Lucid MLX 4.5-18X scope review | Budget friendly quality

The MLX scope feels well crafted.  The turrets have distinct clicks and rotate smoothly, unlocking and re-zeroing the turrets is quick and intuitive, given the “lift turret to unlock and adjust, lift further to re-zero” mechanism.  The magnification ring spins with little stiffness, not requiring knobs to grab on to for leverage.  The reticle is clear and distinct and offers plenty function without being cluttered.

This is my first experience with a first-focal plane scope in the civilian market.  I really think if someone is using a mil-based reticle (which allows for range estimation), they should use one with the reticle in the FFP.  With a second focal plane (SFP) reticle,  it won’t change size when you zoom in or out.  It’s only functional for ranging (and drop adjustments!) at a certain, manufacturer specified magnification.  Every other magnification, mils aren’t mils!  With a FFP scope, the reticle grows and shrinks as you zoom in and out, staying the same size regardless.  No matter what magnification you want to range at, mils are always mils with first-focal plane reticles.

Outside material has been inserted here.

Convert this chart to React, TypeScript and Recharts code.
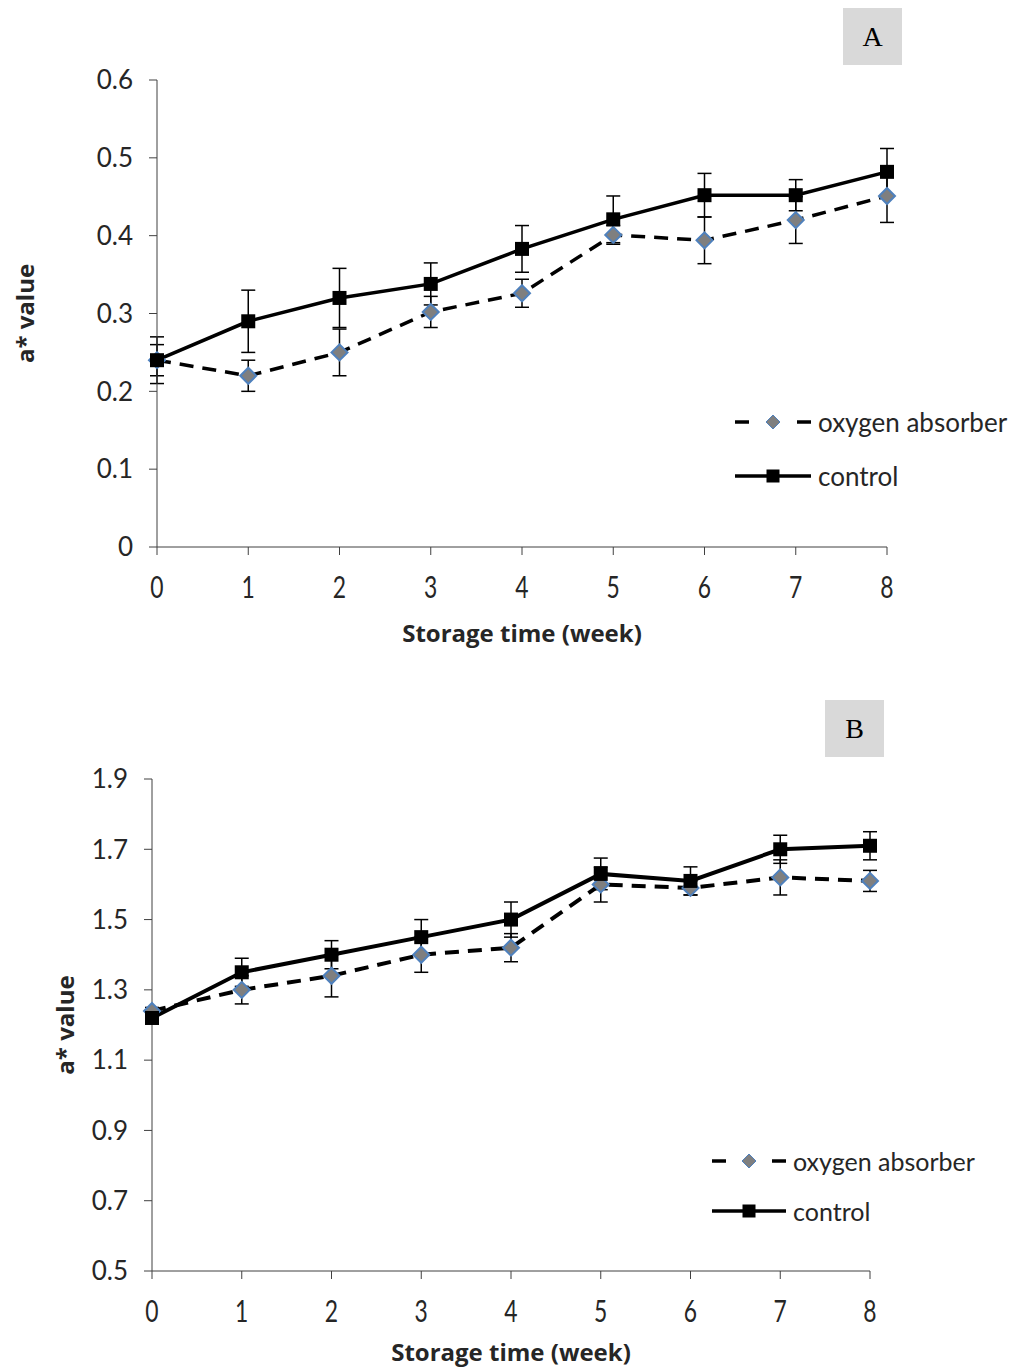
import { ErrorBar, Legend, Line, LineChart, XAxis, YAxis } from "recharts";

const FONT = "Lato, 'Open Sans', sans-serif";
const TITLE_FONT = "'Open Sans', Lato, sans-serif";
const TEXT = "#262626";
const AXIS = "#404040";

const WEEKS = [0, 1, 2, 3, 4, 5, 6, 7, 8];

// panel A
const A_CONTROL = [0.24, 0.29, 0.32, 0.338, 0.383, 0.421, 0.452, 0.452, 0.482];
const A_CONTROL_ERR = [0.03, 0.04, 0.038, 0.027, 0.03, 0.03, 0.028, 0.02, 0.03];
const A_OXYGEN = [0.24, 0.22, 0.25, 0.302, 0.326, 0.401, 0.394, 0.42, 0.451];
const A_OXYGEN_ERR = [0.02, 0.02, 0.03, 0.02, 0.018, 0.012, 0.03, 0.03, 0.034];
const A_TICKS = [0, 0.1, 0.2, 0.3, 0.4, 0.5, 0.6];

// panel B
const B_CONTROL = [1.22, 1.35, 1.4, 1.45, 1.5, 1.63, 1.61, 1.7, 1.71];
const B_CONTROL_ERR = [0.01, 0.04, 0.04, 0.05, 0.05, 0.045, 0.04, 0.04, 0.04];
const B_OXYGEN = [1.24, 1.3, 1.34, 1.4, 1.42, 1.6, 1.59, 1.62, 1.61];
const B_OXYGEN_ERR = [0.01, 0.04, 0.06, 0.05, 0.04, 0.05, 0.02, 0.05, 0.03];
const B_TICKS = [0.5, 0.7, 0.9, 1.1, 1.3, 1.5, 1.7, 1.9];

type Row = {
  week: number;
  control: number;
  controlErr: number;
  oxygen: number;
  oxygenErr: number;
};

function buildRows(control: number[], controlErr: number[], oxygen: number[], oxygenErr: number[]): Row[] {
  return WEEKS.map((week, i) => ({
    week,
    control: control[i],
    controlErr: controlErr[i],
    oxygen: oxygen[i],
    oxygenErr: oxygenErr[i],
  }));
}

const SquareDot = (props: any) => {
  const { cx, cy, index } = props;
  if (cx == null || cy == null) return <g key={`sq-${index}`} />;
  return <rect key={`sq-${index}`} x={cx - 7} y={cy - 7} width={14} height={14} fill="#000" />;
};

const DiamondDot = (props: any) => {
  const { cx, cy, index } = props;
  if (cx == null || cy == null) return <g key={`dm-${index}`} />;
  const s = 8;
  return (
    <polygon
      key={`dm-${index}`}
      points={`${cx},${cy - s} ${cx + s},${cy} ${cx},${cy + s} ${cx - s},${cy}`}
      fill="#7f7f7f"
      stroke="#4f81bd"
      strokeWidth={2}
    />
  );
};

// week labels are tall and narrow in the original
const WeekTick = (props: any) => {
  const { x, y, payload } = props;
  return (
    <g transform={`translate(${x},${y + 30})`}>
      <text
        transform="scale(0.88,1.15)"
        textAnchor="middle"
        fontSize={26}
        fontFamily={FONT}
        fill={TEXT}
        dy="0.36em"
      >
        {payload.value}
      </text>
    </g>
  );
};

function LegendBox({ rowHeight, iconWidth, fontSize }: { rowHeight: number; iconWidth: number; fontSize: number }) {
  const mid = iconWidth / 2;
  return (
    <div style={{ fontFamily: FONT, fontSize, color: TEXT, lineHeight: 1 }}>
      <div style={{ display: "flex", alignItems: "center", height: rowHeight }}>
        <svg width={iconWidth} height={20} style={{ display: "block" }}>
          <line x1={0} y1={10} x2={14} y2={10} stroke="#000" strokeWidth={3.5} />
          <polygon
            points={`${mid},3 ${mid + 7},10 ${mid},17 ${mid - 7},10`}
            fill="#7f7f7f"
            stroke="#4f81bd"
            strokeWidth={1}
          />
          <line x1={iconWidth - 14} y1={10} x2={iconWidth} y2={10} stroke="#000" strokeWidth={3.5} />
        </svg>
        <span style={{ marginLeft: 7 }}>oxygen absorber</span>
      </div>
      <div style={{ display: "flex", alignItems: "center", height: rowHeight }}>
        <svg width={iconWidth} height={20} style={{ display: "block" }}>
          <line x1={0} y1={10} x2={iconWidth} y2={10} stroke="#000" strokeWidth={3.5} />
          <rect x={mid - 6.5} y={3.5} width={13} height={13} fill="#000" />
        </svg>
        <span style={{ marginLeft: 7 }}>control</span>
      </div>
    </div>
  );
}

const fmtTick = (v: number) => (v === 0 ? "0" : v.toFixed(1));

type PanelProps = {
  rows: Row[];
  domain: [number, number];
  ticks: number[];
  top: number;
  height: number;
  margin: { top: number; right: number; bottom: number; left: number };
  yAxisWidth: number;
  xAxisHeight: number;
  yLabelOffset: number;
  legendPos: { left: number; top: number };
  legendRow: number;
  legendIcon: number;
  legendFont: number;
  strokeWidth: number;
  tag: string;
  tagPos: { left: number; top: number };
};

function Panel(p: PanelProps) {
  return (
    <>
      <div style={{ position: "absolute", left: 0, top: p.top }}>
        <LineChart width={1018} height={p.height} data={p.rows} margin={p.margin}>
          <XAxis
            dataKey="week"
            type="number"
            domain={[0, 8]}
            ticks={WEEKS}
            interval={0}
            stroke={AXIS}
            tickSize={8}
            height={p.xAxisHeight}
            tick={WeekTick}
            label={{
              value: "Storage time (week)",
              position: "insideBottom",
              offset: 0,
              fill: TEXT,
              fontSize: 24,
              fontWeight: 700,
              fontFamily: TITLE_FONT,
            }}
          />
          <YAxis
            type="number"
            domain={p.domain}
            ticks={p.ticks}
            interval={0}
            width={p.yAxisWidth}
            stroke={AXIS}
            tickSize={8}
            tickMargin={16}
            tickFormatter={fmtTick}
            tick={{ fontSize: 26, fill: TEXT, fontFamily: FONT }}
            label={{
              value: "a* value",
              angle: -90,
              position: "insideLeft",
              offset: p.yLabelOffset,
              fill: TEXT,
              fontSize: 24,
              fontWeight: 700,
              fontFamily: TITLE_FONT,
              style: { textAnchor: "middle" },
            }}
          />
          <Legend
            layout="vertical"
            align="center"
            verticalAlign="middle"
            wrapperStyle={{ left: p.legendPos.left, top: p.legendPos.top, width: 300 }}
            content={() => (
              <LegendBox rowHeight={p.legendRow} iconWidth={p.legendIcon} fontSize={p.legendFont} />
            )}
          />
          <Line
            dataKey="oxygen"
            name="oxygen absorber"
            type="linear"
            stroke="#000"
            strokeWidth={p.strokeWidth}
            strokeDasharray="14 9"
            dot={DiamondDot}
            activeDot={false}
            isAnimationActive={false}
          >
            <ErrorBar dataKey="oxygenErr" direction="y" width={7} stroke="#000" strokeWidth={1.5} />
          </Line>
          <Line
            dataKey="control"
            name="control"
            type="linear"
            stroke="#000"
            strokeWidth={p.strokeWidth}
            dot={SquareDot}
            activeDot={false}
            isAnimationActive={false}
          >
            <ErrorBar dataKey="controlErr" direction="y" width={7} stroke="#000" strokeWidth={1.5} />
          </Line>
        </LineChart>
      </div>
      <div
        style={{
          position: "absolute",
          left: p.tagPos.left,
          top: p.tagPos.top,
          width: 59,
          height: 57,
          background: "#d9d9d9",
          display: "flex",
          alignItems: "center",
          justifyContent: "center",
          fontFamily: "'Liberation Serif', 'Times New Roman', serif",
          fontSize: 28,
          color: "#000",
        }}
      >
        {p.tag}
      </div>
    </>
  );
}

export default function App() {
  const rowsA = buildRows(A_CONTROL, A_CONTROL_ERR, A_OXYGEN, A_OXYGEN_ERR);
  const rowsB = buildRows(B_CONTROL, B_CONTROL_ERR, B_OXYGEN, B_OXYGEN_ERR);
  return (
    <div
      style={{
        position: "absolute",
        left: 0,
        top: 0,
        width: 1018,
        height: 1369,
        background: "#fff",
        fontFamily: FONT,
      }}
    >
      <Panel
        rows={rowsA}
        domain={[0, 0.6]}
        ticks={A_TICKS}
        top={0}
        height={660}
        margin={{ top: 80, right: 131, bottom: 18, left: 17 }}
        yAxisWidth={140}
        xAxisHeight={95}
        yLabelOffset={8}
        legendPos={{ left: 735, top: 395 }}
        legendRow={54}
        legendIcon={76}
        legendFont={26}
        strokeWidth={3.5}
        tag="A"
        tagPos={{ left: 843, top: 8 }}
      />
      <Panel
        rows={rowsB}
        domain={[0.5, 1.9]}
        ticks={B_TICKS}
        top={690}
        height={679}
        margin={{ top: 89, right: 148, bottom: 8, left: 17 }}
        yAxisWidth={135}
        xAxisHeight={90}
        yLabelOffset={48}
        legendPos={{ left: 712, top: 446 }}
        legendRow={50}
        legendIcon={74}
        legendFont={25}
        strokeWidth={4}
        tag="B"
        tagPos={{ left: 825, top: 700 }}
      />
    </div>
  );
}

Lucid MLX 4.5-18X scope review | Budget friendly quality
MLX FFP Reticle, provided by Lucid optics

I like having 15 mils worth of drop adjustment available even at max magnification.  While my AR (which this scope was first mounted on) is used from 0-300 yards, my bolt-action .308 is routinely used from 500 to 1000 yards for long-range practice.  If I zero said bolt-gun using the top dot instead of the center dot, that gives me 15 mils of holdover without touching the turrets.  15 mils with Federal Gold Medal Match 168gr rounds at 2608 fps gets this rifle past 1100 yards with no adjustments.  While this method isn’t optimal for every setup out there, it sure is fast on a dedicated long-range gun.

Lucid MLX 4.5-18X scope review | Budget friendly quality

In usage, the MLX quickly feels like you’ve had it for years.  I attribute that to the smooth control inputs and intuitive layout.  The scope passes the “box test”, returning to zero after numerous adjustments made in all directions.

Lucid MLX 4.5-18X scope review | Budget friendly quality

If we take the saying, “you get what you pay for” at face value, we should assume there’s a reason something like Leupold’s Mark 4 runs ~$400 more than the MLX.  Similar magnification (MLX has more), similar features.  Both have a warranty… The differences?  The Mark 4 is 4 ounces lighter and has ~5% better light transmission.  Also, the MLX is a little pickier on having the side parralax knob adjusted just so.  If that’s worth $400 to you, fire away.  I think spending that $400 on more ammo to practice with would benefit nearly every shooter immeasurably more than 5% light transmission.

Lucid MLX 4.5-18X scope review | Budget friendly quality

What Lucid Optics is offering is rare… a first focal plane scope with 4.5-18x magnification at a reasonable price.  The MLX is well made and functions flawlessly.  For the precision shooter be it professional, recreational or competitive, the Lucid Optics MLX is certainly worth checking out.  MSRP is $649, street price is ~$529.